We talk to actor Peter Sarsgaard about his role as Brian Halloran in Black Mass.
Some screen personalities are just movie stars, but some truly give justice to the epithet ‘actor’. In an industry where Arnold Schwarzenegger or Tom Cruise can live extremely comfortably playing endless versions of themselves (or who the public thinks they are), it only makes performers like Peter Sarsgaard stand out further.
The 44-year-old has been described online thus; ‘baby face; soft, strangely ominous voice; often bizarre, unstable characters’. Without as much talent under the hood it might have led to an endless string of Dr Crippen-style psychos, but Sarsgaard not only confounds expectations, he does so with every role.

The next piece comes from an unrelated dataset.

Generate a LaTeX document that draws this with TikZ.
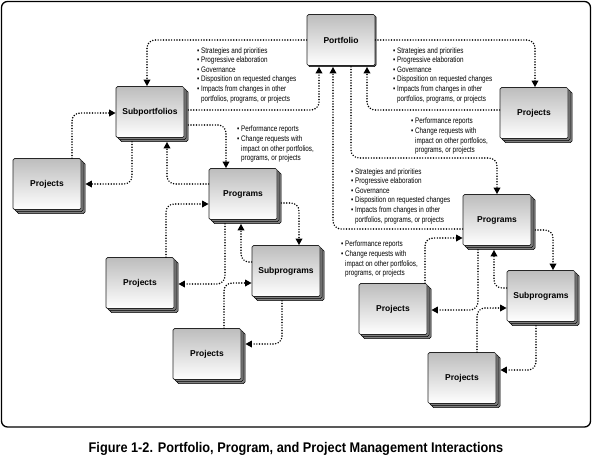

After playing a Russian sailor (K-19), one of magazine publishing’s foremost editors (Shattered Glass), a grave-robbing suburbanite (Garden State), a sex researcher (Kinsey), a suave loverboy bordering on creepy (An Education), the voice of a domestic robot (Robot and Frank) and a… you get the idea. Sarsgaard, it seems, can do anything, and he talks to GQ at the Toronto International Film Festival about his latest role as the coked-up, loose-lipped Brian Halloran in Black Mass.
Brian Halloran was a very impactful part but only a small one. Is there a tendency to overplay it because you don’t get much screen time?
I don’t really think in those terms. It’s written a certain way. The stakes are a certain way. He’s on cocaine and he knows he’s going to probably be killed.
I don’t ever think of big or small in terms of the characters I play. I was attracted to doing the role mainly because I knew Scott [Cooper, director] and it was about working with him. I really only seriously started thinking about what I was going to do with it after I’d agreed to do it. I was signing up for the party and then I figured it out afterwards.
Is there a method to playing such a hyped up and spaced out guy? Staying up for three days, drinking lots of Pepsi, maybe?
Nothing artificial, no. But I’ve lived. I know what things are.
You’re in three movies over the next few weeks [Pawn Sacrifice, Black Mass, The Experimenter]. You must have been filming constantly this year?
I was finishing The Slap, then I went into Hamlet, then I have been doing Magnificent Seven. But it doesn’t feel that way to me. For me, I would wake up every day and play Hamlet if I could. But I’m enough of a junkie about it that I will try to stay employed all the time.